[Source code of charts]
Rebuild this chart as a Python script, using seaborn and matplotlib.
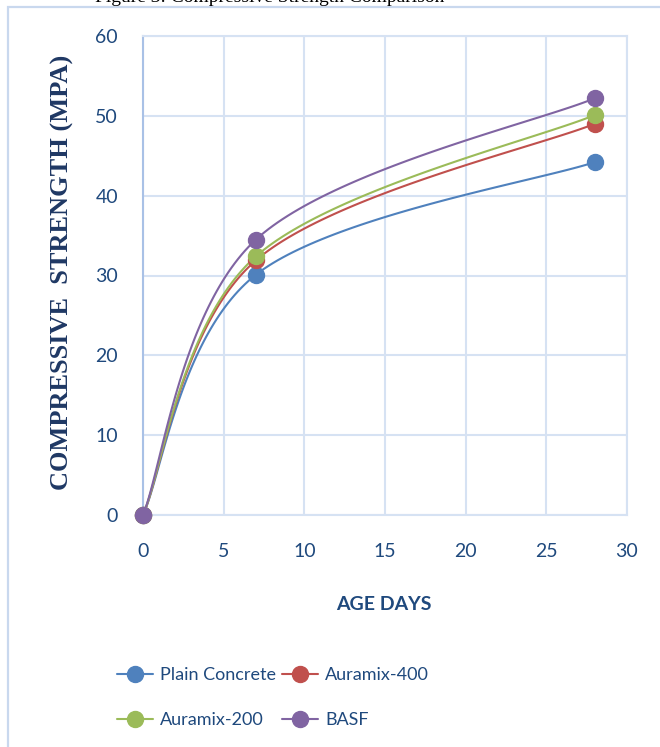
import numpy as np
import pandas as pd
import matplotlib
matplotlib.use("Agg")
import matplotlib.pyplot as plt
from matplotlib.lines import Line2D
from matplotlib.patches import Rectangle
import seaborn as sns

# ---- data ----
age_days = [0, 7, 28]
plain_concrete = [0, 30.1, 44.2]
auramix_400 = [0, 31.9, 49.0]
auramix_200 = [0, 32.4, 50.1]
basf = [0, 34.5, 52.2]
series_names = ["Plain Concrete", "Auramix-400", "Auramix-200", "BASF"]
series_values = [plain_concrete, auramix_400, auramix_200, basf]
colors = ["#4F81BD", "#C0504D", "#9BBB59", "#8064A2"]
x_ticks = [0, 5, 10, 15, 20, 25, 30]
y_ticks = [0, 10, 20, 30, 40, 50, 60]


def smooth_curve(xs, ys, n=60):
    """Excel-like smoothed line: Catmull-Rom Bezier through the points."""
    P = np.column_stack([xs, ys]).astype(float)
    m = len(P)
    out = []
    for i in range(m - 1):
        p_prev = P[i - 1] if i > 0 else P[i]
        p_next2 = P[i + 2] if i + 2 < m else P[i + 1]
        c1 = P[i] + (P[i + 1] - p_prev) / 6.0
        c2 = P[i + 1] - (p_next2 - P[i]) / 6.0
        t = np.linspace(0, 1, n)[:, None]
        seg = ((1 - t) ** 3) * P[i] + 3 * ((1 - t) ** 2) * t * c1 + 3 * (1 - t) * t ** 2 * c2 + t ** 3 * P[i + 1]
        if i > 0:
            seg = seg[1:]
        out.append(seg)
    return np.vstack(out)


rows = []
pts = []
for name, vals in zip(series_names, series_values):
    curve = smooth_curve(age_days, vals)
    for k, (cx, cy) in enumerate(curve):
        rows.append({"series": name, "x": cx, "y": cy, "order": k})
    for ax_, ay_ in zip(age_days, vals):
        pts.append({"series": name, "x": ax_, "y": ay_})
curves = pd.DataFrame(rows)
points = pd.DataFrame(pts)
palette = dict(zip(series_names, colors))

sns.set_theme(style="white")
plt.rcParams["font.family"] = ["Lato", "DejaVu Sans"]

W, H = 660, 747
fig = plt.figure(figsize=(W / 100, H / 100), dpi=100)
ax = fig.add_axes([143 / W, 1 - 515 / H, (627 - 143) / W, (515 - 36) / H])

sns.lineplot(data=curves, x="x", y="y", hue="series", palette=palette,
             estimator=None, sort=False, units="series", linewidth=1.5,
             legend=False, ax=ax, clip_on=False)
for name in series_names:
    sub = points[points.series == name]
    ax.plot(sub.x, sub.y, linestyle="none", marker="o", markersize=11.5,
            markerfacecolor=palette[name], markeredgecolor=palette[name],
            clip_on=False, zorder=5)

ax.set_xlim(0, 30)
ax.set_ylim(0, 60)
ax.set_xticks(x_ticks)
ax.set_yticks(y_ticks)
ax.set_xticklabels([str(v) for v in x_ticks])
ax.set_yticklabels([str(v) for v in y_ticks])
grid_c = "#D6E2F3"
ax.grid(True, color=grid_c, linewidth=1.5)
ax.set_axisbelow(True)
for s in ["top", "right", "bottom"]:
    ax.spines[s].set_color(grid_c)
    ax.spines[s].set_linewidth(1.5)
ax.spines["left"].set_color("#A9C1E6")
ax.spines["left"].set_linewidth(1.5)
tick_c = "#1F497D"
ax.tick_params(axis="both", length=0, labelsize=14, labelcolor=tick_c)
ax.tick_params(axis="y", pad=18)
ax.tick_params(axis="x", pad=20)
ax.set_xlabel("")
ax.set_ylabel("")

fig.text(62 / W, 1 - 272 / H, "COMPRESSIVE  STRENGTH (MPA)", rotation=90,
         ha="center", va="center", fontsize=19, fontweight="bold",
         family=["Liberation Serif"], color="#1F3864")
fig.text(384 / W, 1 - 604 / H, "AGE DAYS", ha="center", va="center",
         fontsize=14, fontweight="bold", color="#1F497D")

# partially cut title at top (as in the reference)
fig.text(270 / W, 1 - 2 / H, "Figure 3: Compressive Strength Comparison",
         ha="center", va="baseline", fontsize=14, family=["Liberation Serif"],
         color="black")

# outer chart border
fig.patches.append(Rectangle((8 / W, -0.05), 1.2, 1 - 7 / H + 0.05,
                             transform=fig.transFigure, fill=False,
                             edgecolor="#C9D8EE", linewidth=1.6))

handles = []
for name in ["Plain Concrete", "Auramix-200", "Auramix-400", "BASF"]:
    handles.append(Line2D([0], [0], color=palette[name], lw=1.5, marker="o",
                          markersize=11.5, markerfacecolor=palette[name],
                          markeredgecolor=palette[name]))
leg = fig.legend(handles=handles,
                 labels=["Plain Concrete", "Auramix-200", "Auramix-400", "BASF"],
                 ncol=2, loc="upper left", bbox_to_anchor=(108 / W, 1 - 658 / H),
                 frameon=False, fontsize=13, handlelength=2.0,
                 handletextpad=0.4, columnspacing=0.3, labelspacing=1.6,
                 borderpad=0)
for t in leg.get_texts():
    t.set_color(tick_c)

fig.savefig("out.png", dpi=100)
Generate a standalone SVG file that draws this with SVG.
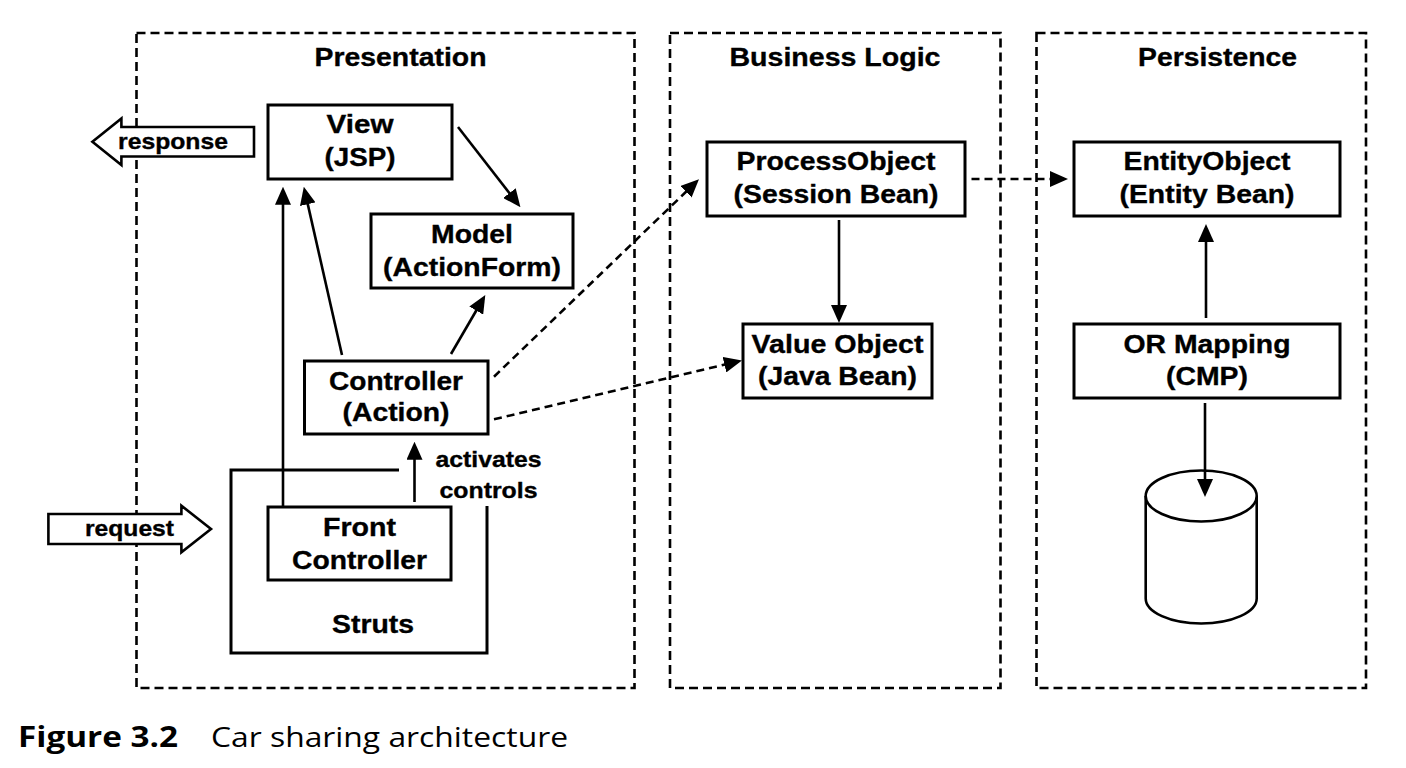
<svg xmlns="http://www.w3.org/2000/svg" width="1406" height="768" viewBox="0 0 1406 768">
<defs>
<style>
.zone{fill:none;stroke:#000;stroke-width:2.6;stroke-dasharray:9 5}
.box{fill:#fff;stroke:#000;stroke-width:3}
.shape{fill:#fff;stroke:#000;stroke-width:2.6}
.t{font-family:"Liberation Sans",Arial,Helvetica,sans-serif;font-weight:bold;font-size:26.5px;text-anchor:middle;fill:#000;stroke:#000;stroke-width:0.35}
.lbl{font-size:22px}
.edge{fill:none;stroke:#000;stroke-width:2.6;marker-end:url(#ah)}
.dash{stroke-dasharray:8 5}
.cap{font-family:"Open Sans","Noto Sans",sans-serif;font-size:28px;fill:#000}
</style>
<marker id="ah" markerUnits="userSpaceOnUse" markerWidth="18" markerHeight="16" refX="14" refY="8" orient="auto" viewBox="0 0 18 16">
<path d="M0,0 L18,8 L0,16 z" fill="#000"/>
</marker>
</defs>
<rect width="1406" height="768" fill="#fff"/>

<g id="zone-presentation">
<rect class="zone" x="136.5" y="33" width="498" height="655"/>
<text class="t" x="400.5" y="66" textLength="172" lengthAdjust="spacingAndGlyphs">Presentation</text>
</g>
<g id="zone-business-logic">
<rect class="zone" x="670" y="33" width="330.5" height="655"/>
<text class="t" x="835" y="66" textLength="211" lengthAdjust="spacingAndGlyphs">Business Logic</text>
</g>
<g id="zone-persistence">
<rect class="zone" x="1036.5" y="33" width="329.5" height="655"/>
<text class="t" x="1217.5" y="66" textLength="159" lengthAdjust="spacingAndGlyphs">Persistence</text>
</g>

<g id="response">
<polygon class="shape" points="92.4,141.7 121.4,118.5 121.4,127 254,127 254,156.5 121.4,156.5 121.4,165"/>
<text class="t lbl" x="173" y="149" textLength="110" lengthAdjust="spacingAndGlyphs">response</text>
</g>
<g id="request">
<polygon class="shape" points="48.4,514 181.4,514 181.4,505.7 211,529 181.4,552.3 181.4,544 48.4,544"/>
<text class="t lbl" x="129.5" y="536" textLength="89" lengthAdjust="spacingAndGlyphs">request</text>
</g>

<g id="struts">
<polyline fill="none" stroke="#000" stroke-width="3" points="399,470 231,470 231,653 487,653 487,506"/>
<text class="t" x="373" y="633" textLength="82" lengthAdjust="spacingAndGlyphs">Struts</text>
</g>

<g id="view">
<rect class="box" x="268" y="105" width="184" height="74"/>
<text class="t" x="360" y="133" textLength="67" lengthAdjust="spacingAndGlyphs">View</text>
<text class="t" x="360" y="165.5" textLength="71" lengthAdjust="spacingAndGlyphs">(JSP)</text>
</g>
<g id="model">
<rect class="box" x="371" y="214" width="202" height="74"/>
<text class="t" x="472" y="243" textLength="82" lengthAdjust="spacingAndGlyphs">Model</text>
<text class="t" x="472" y="275.5" textLength="178" lengthAdjust="spacingAndGlyphs">(ActionForm)</text>
</g>
<g id="controller">
<rect class="box" x="304.5" y="361" width="183.5" height="73"/>
<text class="t" x="396" y="390" textLength="134" lengthAdjust="spacingAndGlyphs">Controller</text>
<text class="t" x="396" y="420.5" textLength="107" lengthAdjust="spacingAndGlyphs">(Action)</text>
</g>
<g id="front-controller">
<rect class="box" x="268" y="507" width="183" height="73"/>
<text class="t" x="359.5" y="536" textLength="73" lengthAdjust="spacingAndGlyphs">Front</text>
<text class="t" x="359.5" y="568.5" textLength="135" lengthAdjust="spacingAndGlyphs">Controller</text>
</g>
<g id="process-object">
<rect class="box" x="707" y="142" width="258" height="74"/>
<text class="t" x="836" y="170" textLength="199" lengthAdjust="spacingAndGlyphs">ProcessObject</text>
<text class="t" x="836" y="202.5" textLength="205" lengthAdjust="spacingAndGlyphs">(Session Bean)</text>
</g>
<g id="value-object">
<rect class="box" x="743" y="324" width="189" height="74"/>
<text class="t" x="837.5" y="353" textLength="172" lengthAdjust="spacingAndGlyphs">Value Object</text>
<text class="t" x="837.5" y="384.5" textLength="159" lengthAdjust="spacingAndGlyphs">(Java Bean)</text>
</g>
<g id="entity-object">
<rect class="box" x="1074" y="142" width="266" height="74"/>
<text class="t" x="1207" y="170" textLength="167" lengthAdjust="spacingAndGlyphs">EntityObject</text>
<text class="t" x="1207" y="202.5" textLength="175" lengthAdjust="spacingAndGlyphs">(Entity Bean)</text>
</g>
<g id="or-mapping">
<rect class="box" x="1074" y="324" width="266" height="74"/>
<text class="t" x="1207" y="353" textLength="167" lengthAdjust="spacingAndGlyphs">OR Mapping</text>
<text class="t" x="1207" y="384.5" textLength="82" lengthAdjust="spacingAndGlyphs">(CMP)</text>
</g>
<g id="database">
<path class="shape" d="M1145.7,496 L1145.7,598.5 A55.5,25 0 0 0 1256.7,598.5 L1256.7,496"/>
<ellipse class="shape" cx="1201.2" cy="496" rx="55.5" ry="25.5"/>
</g>

<g id="connectors">
<line class="edge" x1="458" y1="127" x2="518" y2="204.1"/>
<line class="edge" x1="283" y1="506" x2="283" y2="190.7"/>
<line class="edge" x1="342" y1="355" x2="304.7" y2="190.6"/>
<line class="edge" x1="451" y1="354" x2="483.3" y2="298.5"/>
<line class="edge" x1="414.5" y1="502" x2="414.5" y2="445.7"/>
<line class="edge dash" x1="494" y1="376.7" x2="696.1" y2="182.1"/>
<line class="edge dash" x1="494" y1="419.3" x2="738.1" y2="361.4"/>
<line class="edge dash" x1="971.5" y1="179" x2="1064" y2="179"/>
<line class="edge" x1="839" y1="220" x2="839" y2="319"/>
<line class="edge" x1="1206" y1="318" x2="1206" y2="228"/>
<line class="edge" x1="1205" y1="403" x2="1205" y2="493"/>
<text class="t lbl" x="488.5" y="467" textLength="106" lengthAdjust="spacingAndGlyphs">activates</text>
<text class="t lbl" x="488.5" y="497.5" textLength="98" lengthAdjust="spacingAndGlyphs">controls</text>
</g>

<g id="caption">
<text class="cap" x="18" y="747" font-weight="bold" textLength="160" lengthAdjust="spacingAndGlyphs">Figure 3.2</text>
<text class="cap" x="211" y="747" textLength="357" lengthAdjust="spacingAndGlyphs">Car sharing architecture</text>
</g>
</svg>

* [EXERCISE BRIEF]: In the entries above, count every line containing the word "matplotlib". Write only the total.

* [THE REPLY]: 6